→ ENTRIES SUPPLIED
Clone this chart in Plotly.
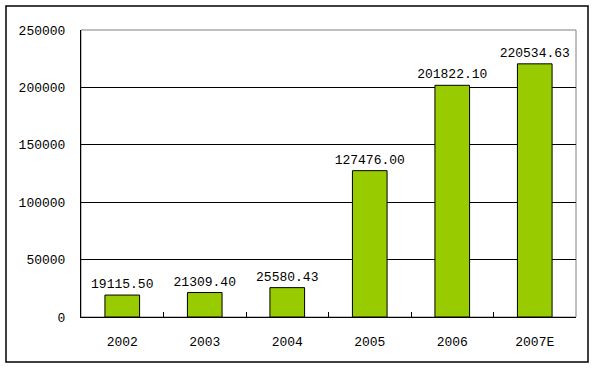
import plotly.graph_objects as go

categories = ["2002", "2003", "2004", "2005", "2006", "2007E"]
values = [19115.50, 21309.40, 25580.43, 127476.00, 201822.10, 220534.63]
value_labels = ["19115.50", "21309.40", "25580.43", "127476.00", "201822.10", "220534.63"]
y_ticks = [0, 50000, 100000, 150000, 200000, 250000]

FONT = "Liberation Mono, DejaVu Sans Mono, monospace"
FS = 13

fig = go.Figure()
fig.add_trace(go.Bar(
    x=categories, y=values,
    text=value_labels, textposition="outside", constraintext="none",
    textfont=dict(family=FONT, size=FS, color="black"),
    marker=dict(color="#99CC00", line=dict(color="black", width=1)),
    width=0.42, cliponaxis=False, hoverinfo="skip",
))

L, R, T, B = 81, 19, 30, 52
W, H = 595, 369
pw, ph = W - L - R, H - T - B

def px_x(x):
    return (x - L) / pw

def px_y(y):
    return (H - B - y) / ph

fig.update_layout(
    width=W, height=H,
    margin=dict(l=L, r=R, t=T, b=B, autoexpand=False),
    paper_bgcolor="white", plot_bgcolor="white",
    showlegend=False,
    font=dict(family=FONT, size=FS, color="black"),
    xaxis=dict(
        showgrid=False, showline=True, linecolor="black", linewidth=1,
        ticks="inside", ticklen=5, tickcolor="black", tickson="boundaries",
        tickfont=dict(family=FONT, size=FS), ticklabelstandoff=12,
        automargin=False,
    ),
    yaxis=dict(
        range=[0, 250000], tickvals=y_ticks, ticktext=[str(v) for v in y_ticks],
        showgrid=True, gridcolor="black", gridwidth=1,
        showline=True, linecolor="black", linewidth=1,
        ticks="inside", ticklen=5, tickcolor="black",
        zeroline=False, tickfont=dict(family=FONT, size=FS),
        ticklabelstandoff=12, automargin=False,
    ),
    shapes=[
        dict(type="rect", xref="paper", yref="paper", x0=0, x1=1, y0=0, y1=1,
             line=dict(color="#808080", width=1), layer="below"),
        dict(type="rect", xref="paper", yref="paper",
             x0=px_x(6), x1=px_x(588), y0=px_y(362), y1=px_y(6),
             line=dict(color="black", width=1.5)),
    ],
)

fig.write_html("out.html", config={"displayModeBar": False},
               post_script="document.body.style.margin='0';")
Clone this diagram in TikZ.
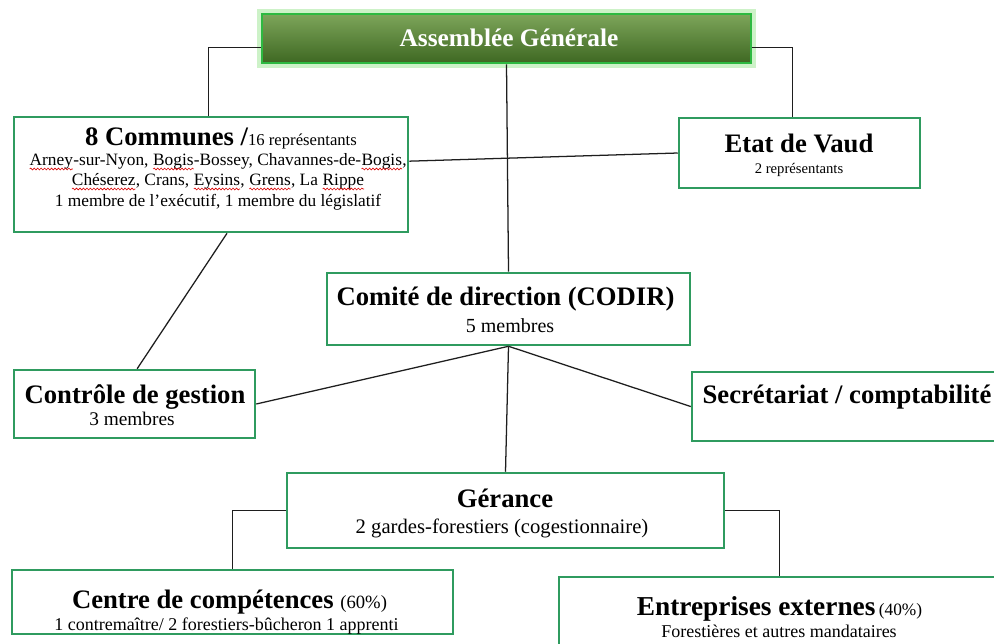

→ DIRECTION
Quote, please, every line of the material above from its start through the line that has "return (H - B - y) / ph", reproducing the words exactly and dropping any images.

→ CORRECT ANSWER
Clone this chart in Plotly.
import plotly.graph_objects as go

categories = ["2002", "2003", "2004", "2005", "2006", "2007E"]
values = [19115.50, 21309.40, 25580.43, 127476.00, 201822.10, 220534.63]
value_labels = ["19115.50", "21309.40", "25580.43", "127476.00", "201822.10", "220534.63"]
y_ticks = [0, 50000, 100000, 150000, 200000, 250000]

FONT = "Liberation Mono, DejaVu Sans Mono, monospace"
FS = 13

fig = go.Figure()
fig.add_trace(go.Bar(
    x=categories, y=values,
    text=value_labels, textposition="outside", constraintext="none",
    textfont=dict(family=FONT, size=FS, color="black"),
    marker=dict(color="#99CC00", line=dict(color="black", width=1)),
    width=0.42, cliponaxis=False, hoverinfo="skip",
))

L, R, T, B = 81, 19, 30, 52
W, H = 595, 369
pw, ph = W - L - R, H - T - B

def px_x(x):
    return (x - L) / pw

def px_y(y):
    return (H - B - y) / ph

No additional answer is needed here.